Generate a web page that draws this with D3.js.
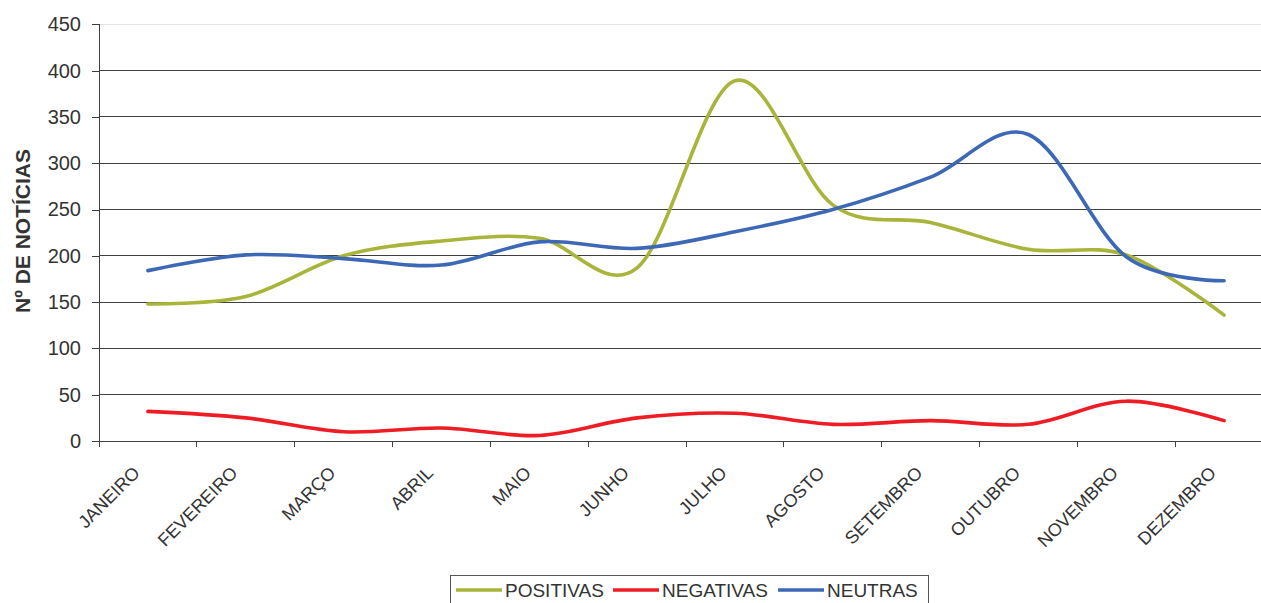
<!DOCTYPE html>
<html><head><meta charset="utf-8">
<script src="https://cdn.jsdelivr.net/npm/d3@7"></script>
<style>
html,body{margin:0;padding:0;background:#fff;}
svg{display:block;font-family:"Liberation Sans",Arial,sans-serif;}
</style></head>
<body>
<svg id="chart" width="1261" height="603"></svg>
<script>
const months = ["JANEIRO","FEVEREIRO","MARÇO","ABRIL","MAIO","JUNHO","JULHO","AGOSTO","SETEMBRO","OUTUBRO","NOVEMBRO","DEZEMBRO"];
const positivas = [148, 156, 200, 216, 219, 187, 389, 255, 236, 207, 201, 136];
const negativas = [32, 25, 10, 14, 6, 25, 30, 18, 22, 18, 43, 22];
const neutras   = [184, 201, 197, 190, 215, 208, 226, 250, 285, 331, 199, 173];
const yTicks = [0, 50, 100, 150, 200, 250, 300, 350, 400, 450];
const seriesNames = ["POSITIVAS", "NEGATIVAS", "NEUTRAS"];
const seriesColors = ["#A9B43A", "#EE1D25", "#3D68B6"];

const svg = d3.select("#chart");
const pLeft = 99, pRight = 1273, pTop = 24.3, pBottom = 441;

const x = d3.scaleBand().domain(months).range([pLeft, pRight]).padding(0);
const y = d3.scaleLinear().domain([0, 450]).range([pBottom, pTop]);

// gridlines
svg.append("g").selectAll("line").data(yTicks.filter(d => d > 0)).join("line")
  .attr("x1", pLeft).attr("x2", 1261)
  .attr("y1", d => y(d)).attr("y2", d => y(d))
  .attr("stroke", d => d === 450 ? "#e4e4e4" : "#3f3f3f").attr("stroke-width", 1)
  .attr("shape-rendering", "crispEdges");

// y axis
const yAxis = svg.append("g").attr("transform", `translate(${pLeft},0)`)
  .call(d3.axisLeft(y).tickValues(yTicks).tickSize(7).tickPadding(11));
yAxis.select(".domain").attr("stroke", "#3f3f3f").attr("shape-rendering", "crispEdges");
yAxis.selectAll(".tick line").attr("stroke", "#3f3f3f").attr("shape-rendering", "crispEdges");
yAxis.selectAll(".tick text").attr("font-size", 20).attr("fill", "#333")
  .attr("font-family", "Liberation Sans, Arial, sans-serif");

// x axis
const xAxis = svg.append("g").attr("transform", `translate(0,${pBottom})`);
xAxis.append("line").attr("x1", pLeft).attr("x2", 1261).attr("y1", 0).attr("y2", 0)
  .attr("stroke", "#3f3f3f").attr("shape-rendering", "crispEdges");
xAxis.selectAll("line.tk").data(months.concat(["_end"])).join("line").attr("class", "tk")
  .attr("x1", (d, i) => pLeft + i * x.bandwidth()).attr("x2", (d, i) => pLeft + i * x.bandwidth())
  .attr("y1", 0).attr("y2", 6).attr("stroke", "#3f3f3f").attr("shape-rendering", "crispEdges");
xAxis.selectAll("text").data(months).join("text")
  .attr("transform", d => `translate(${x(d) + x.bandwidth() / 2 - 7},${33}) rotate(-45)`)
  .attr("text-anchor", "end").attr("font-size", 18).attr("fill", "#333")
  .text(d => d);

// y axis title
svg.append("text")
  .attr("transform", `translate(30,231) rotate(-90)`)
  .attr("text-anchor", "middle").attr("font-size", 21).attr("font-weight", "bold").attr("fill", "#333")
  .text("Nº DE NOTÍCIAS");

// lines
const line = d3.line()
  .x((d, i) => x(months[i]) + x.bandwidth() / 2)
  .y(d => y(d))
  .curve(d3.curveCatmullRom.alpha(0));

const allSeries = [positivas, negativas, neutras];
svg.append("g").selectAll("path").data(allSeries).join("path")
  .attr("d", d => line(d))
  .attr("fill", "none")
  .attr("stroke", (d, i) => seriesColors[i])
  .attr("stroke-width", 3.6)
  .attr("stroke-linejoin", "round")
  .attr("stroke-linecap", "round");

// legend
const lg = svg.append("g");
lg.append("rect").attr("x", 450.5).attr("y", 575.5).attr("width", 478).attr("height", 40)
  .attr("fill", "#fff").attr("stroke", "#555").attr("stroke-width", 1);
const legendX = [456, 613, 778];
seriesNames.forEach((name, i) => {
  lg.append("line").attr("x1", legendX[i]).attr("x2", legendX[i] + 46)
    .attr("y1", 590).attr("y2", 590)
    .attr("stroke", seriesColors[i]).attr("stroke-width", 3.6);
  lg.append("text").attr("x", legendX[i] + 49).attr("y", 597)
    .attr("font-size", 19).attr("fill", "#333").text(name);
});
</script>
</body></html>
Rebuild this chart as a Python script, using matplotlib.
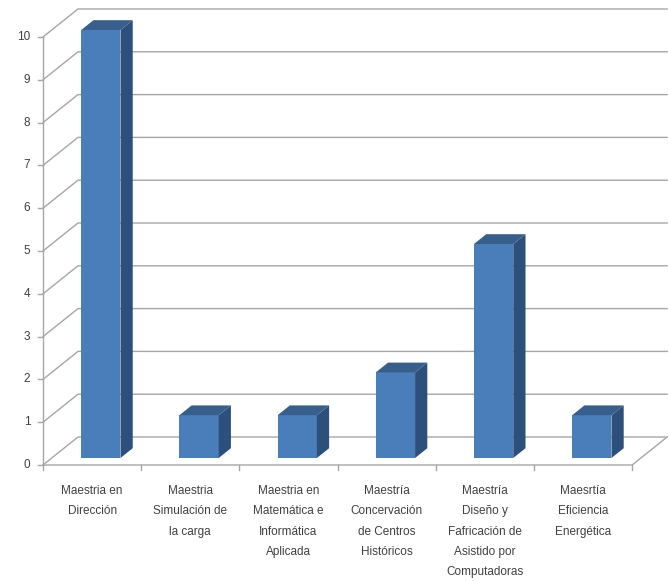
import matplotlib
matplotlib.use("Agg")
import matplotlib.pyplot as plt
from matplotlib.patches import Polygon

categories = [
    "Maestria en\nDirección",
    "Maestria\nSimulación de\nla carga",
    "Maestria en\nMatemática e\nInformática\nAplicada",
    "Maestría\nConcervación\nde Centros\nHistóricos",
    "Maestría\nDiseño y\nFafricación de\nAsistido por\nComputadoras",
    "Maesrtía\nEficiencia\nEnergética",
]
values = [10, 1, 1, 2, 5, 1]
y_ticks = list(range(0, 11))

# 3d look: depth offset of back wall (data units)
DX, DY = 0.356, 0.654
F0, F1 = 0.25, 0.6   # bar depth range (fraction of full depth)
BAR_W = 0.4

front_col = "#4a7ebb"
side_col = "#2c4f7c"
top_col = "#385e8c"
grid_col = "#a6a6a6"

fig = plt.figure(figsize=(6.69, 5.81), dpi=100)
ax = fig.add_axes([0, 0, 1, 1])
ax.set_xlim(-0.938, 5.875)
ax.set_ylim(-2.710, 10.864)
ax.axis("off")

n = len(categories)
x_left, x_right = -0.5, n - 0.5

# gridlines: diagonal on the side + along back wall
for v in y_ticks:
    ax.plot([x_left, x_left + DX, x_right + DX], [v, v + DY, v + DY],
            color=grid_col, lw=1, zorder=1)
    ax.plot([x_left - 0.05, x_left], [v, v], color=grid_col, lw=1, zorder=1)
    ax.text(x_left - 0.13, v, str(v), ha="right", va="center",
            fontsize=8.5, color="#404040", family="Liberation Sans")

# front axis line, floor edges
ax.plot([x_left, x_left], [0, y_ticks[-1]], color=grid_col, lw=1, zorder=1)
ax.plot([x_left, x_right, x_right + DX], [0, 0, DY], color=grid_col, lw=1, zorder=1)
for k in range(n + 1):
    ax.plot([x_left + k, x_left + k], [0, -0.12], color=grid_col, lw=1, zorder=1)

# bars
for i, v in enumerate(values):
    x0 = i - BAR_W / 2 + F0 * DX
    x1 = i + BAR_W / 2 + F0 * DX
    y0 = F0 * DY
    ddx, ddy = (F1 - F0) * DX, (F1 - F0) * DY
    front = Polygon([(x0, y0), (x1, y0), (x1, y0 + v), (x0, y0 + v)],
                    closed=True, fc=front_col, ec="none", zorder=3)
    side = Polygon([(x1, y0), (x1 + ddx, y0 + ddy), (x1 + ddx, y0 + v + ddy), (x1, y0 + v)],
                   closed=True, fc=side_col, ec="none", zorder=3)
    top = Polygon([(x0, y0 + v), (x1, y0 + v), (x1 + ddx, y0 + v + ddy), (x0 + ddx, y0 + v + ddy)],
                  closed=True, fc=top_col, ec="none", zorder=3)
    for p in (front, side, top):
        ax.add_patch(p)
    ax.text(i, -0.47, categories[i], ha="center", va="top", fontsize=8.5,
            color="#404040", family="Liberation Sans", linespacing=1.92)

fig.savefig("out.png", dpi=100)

━━━━

● Work instructions
Transcribe every entry word for word, but omit the pictures.

● Task output
Generate a web page that draws this with D3.js.
<!DOCTYPE html>
<html><head><meta charset="utf-8">
<script src="https://cdn.jsdelivr.net/npm/d3@7"></script>
<style>
html,body{margin:0;padding:0;background:#fff;}
svg{display:block;font-family:"Liberation Sans",Arial,sans-serif;}
</style></head>
<body>
<svg id="chart" width="1261" height="603"></svg>
<script>
const months = ["JANEIRO","FEVEREIRO","MARÇO","ABRIL","MAIO","JUNHO","JULHO","AGOSTO","SETEMBRO","OUTUBRO","NOVEMBRO","DEZEMBRO"];
const positivas = [148, 156, 200, 216, 219, 187, 389, 255, 236, 207, 201, 136];
const negativas = [32, 25, 10, 14, 6, 25, 30, 18, 22, 18, 43, 22];
const neutras   = [184, 201, 197, 190, 215, 208, 226, 250, 285, 331, 199, 173];
const yTicks = [0, 50, 100, 150, 200, 250, 300, 350, 400, 450];
const seriesNames = ["POSITIVAS", "NEGATIVAS", "NEUTRAS"];
const seriesColors = ["#A9B43A", "#EE1D25", "#3D68B6"];

const svg = d3.select("#chart");
const pLeft = 99, pRight = 1273, pTop = 24.3, pBottom = 441;

const x = d3.scaleBand().domain(months).range([pLeft, pRight]).padding(0);
const y = d3.scaleLinear().domain([0, 450]).range([pBottom, pTop]);

// gridlines
svg.append("g").selectAll("line").data(yTicks.filter(d => d > 0)).join("line")
  .attr("x1", pLeft).attr("x2", 1261)
  .attr("y1", d => y(d)).attr("y2", d => y(d))
  .attr("stroke", d => d === 450 ? "#e4e4e4" : "#3f3f3f").attr("stroke-width", 1)
  .attr("shape-rendering", "crispEdges");

// y axis
const yAxis = svg.append("g").attr("transform", `translate(${pLeft},0)`)
  .call(d3.axisLeft(y).tickValues(yTicks).tickSize(7).tickPadding(11));
yAxis.select(".domain").attr("stroke", "#3f3f3f").attr("shape-rendering", "crispEdges");
yAxis.selectAll(".tick line").attr("stroke", "#3f3f3f").attr("shape-rendering", "crispEdges");
yAxis.selectAll(".tick text").attr("font-size", 20).attr("fill", "#333")
  .attr("font-family", "Liberation Sans, Arial, sans-serif");

// x axis
const xAxis = svg.append("g").attr("transform", `translate(0,${pBottom})`);
xAxis.append("line").attr("x1", pLeft).attr("x2", 1261).attr("y1", 0).attr("y2", 0)
  .attr("stroke", "#3f3f3f").attr("shape-rendering", "crispEdges");
xAxis.selectAll("line.tk").data(months.concat(["_end"])).join("line").attr("class", "tk")
  .attr("x1", (d, i) => pLeft + i * x.bandwidth()).attr("x2", (d, i) => pLeft + i * x.bandwidth())
  .attr("y1", 0).attr("y2", 6).attr("stroke", "#3f3f3f").attr("shape-rendering", "crispEdges");
xAxis.selectAll("text").data(months).join("text")
  .attr("transform", d => `translate(${x(d) + x.bandwidth() / 2 - 7},${33}) rotate(-45)`)
  .attr("text-anchor", "end").attr("font-size", 18).attr("fill", "#333")
  .text(d => d);

// y axis title
svg.append("text")
  .attr("transform", `translate(30,231) rotate(-90)`)
  .attr("text-anchor", "middle").attr("font-size", 21).attr("font-weight", "bold").attr("fill", "#333")
  .text("Nº DE NOTÍCIAS");

// lines
const line = d3.line()
  .x((d, i) => x(months[i]) + x.bandwidth() / 2)
  .y(d => y(d))
  .curve(d3.curveCatmullRom.alpha(0));

const allSeries = [positivas, negativas, neutras];
svg.append("g").selectAll("path").data(allSeries).join("path")
  .attr("d", d => line(d))
  .attr("fill", "none")
  .attr("stroke", (d, i) => seriesColors[i])
  .attr("stroke-width", 3.6)
  .attr("stroke-linejoin", "round")
  .attr("stroke-linecap", "round");

// legend
const lg = svg.append("g");
lg.append("rect").attr("x", 450.5).attr("y", 575.5).attr("width", 478).attr("height", 40)
  .attr("fill", "#fff").attr("stroke", "#555").attr("stroke-width", 1);
const legendX = [456, 613, 778];
seriesNames.forEach((name, i) => {
  lg.append("line").attr("x1", legendX[i]).attr("x2", legendX[i] + 46)
    .attr("y1", 590).attr("y2", 590)
    .attr("stroke", seriesColors[i]).attr("stroke-width", 3.6);
  lg.append("text").attr("x", legendX[i] + 49).attr("y", 597)
    .attr("font-size", 19).attr("fill", "#333").text(name);
});
</script>
</body></html>
Rebuild this chart as a Python script, using matplotlib.
import matplotlib
matplotlib.use("Agg")
import matplotlib.pyplot as plt
from matplotlib.patches import Polygon

categories = [
    "Maestria en\nDirección",
    "Maestria\nSimulación de\nla carga",
    "Maestria en\nMatemática e\nInformática\nAplicada",
    "Maestría\nConcervación\nde Centros\nHistóricos",
    "Maestría\nDiseño y\nFafricación de\nAsistido por\nComputadoras",
    "Maesrtía\nEficiencia\nEnergética",
]
values = [10, 1, 1, 2, 5, 1]
y_ticks = list(range(0, 11))

# 3d look: depth offset of back wall (data units)
DX, DY = 0.356, 0.654
F0, F1 = 0.25, 0.6   # bar depth range (fraction of full depth)
BAR_W = 0.4

front_col = "#4a7ebb"
side_col = "#2c4f7c"
top_col = "#385e8c"
grid_col = "#a6a6a6"

fig = plt.figure(figsize=(6.69, 5.81), dpi=100)
ax = fig.add_axes([0, 0, 1, 1])
ax.set_xlim(-0.938, 5.875)
ax.set_ylim(-2.710, 10.864)
ax.axis("off")

n = len(categories)
x_left, x_right = -0.5, n - 0.5

# gridlines: diagonal on the side + along back wall
for v in y_ticks:
    ax.plot([x_left, x_left + DX, x_right + DX], [v, v + DY, v + DY],
            color=grid_col, lw=1, zorder=1)
    ax.plot([x_left - 0.05, x_left], [v, v], color=grid_col, lw=1, zorder=1)
    ax.text(x_left - 0.13, v, str(v), ha="right", va="center",
            fontsize=8.5, color="#404040", family="Liberation Sans")

# front axis line, floor edges
ax.plot([x_left, x_left], [0, y_ticks[-1]], color=grid_col, lw=1, zorder=1)
ax.plot([x_left, x_right, x_right + DX], [0, 0, DY], color=grid_col, lw=1, zorder=1)
for k in range(n + 1):
    ax.plot([x_left + k, x_left + k], [0, -0.12], color=grid_col, lw=1, zorder=1)

# bars
for i, v in enumerate(values):
    x0 = i - BAR_W / 2 + F0 * DX
    x1 = i + BAR_W / 2 + F0 * DX
    y0 = F0 * DY
    ddx, ddy = (F1 - F0) * DX, (F1 - F0) * DY
    front = Polygon([(x0, y0), (x1, y0), (x1, y0 + v), (x0, y0 + v)],
                    closed=True, fc=front_col, ec="none", zorder=3)
    side = Polygon([(x1, y0), (x1 + ddx, y0 + ddy), (x1 + ddx, y0 + v + ddy), (x1, y0 + v)],
                   closed=True, fc=side_col, ec="none", zorder=3)
    top = Polygon([(x0, y0 + v), (x1, y0 + v), (x1 + ddx, y0 + v + ddy), (x0 + ddx, y0 + v + ddy)],
                  closed=True, fc=top_col, ec="none", zorder=3)
    for p in (front, side, top):
        ax.add_patch(p)
    ax.text(i, -0.47, categories[i], ha="center", va="top", fontsize=8.5,
            color="#404040", family="Liberation Sans", linespacing=1.92)

fig.savefig("out.png", dpi=100)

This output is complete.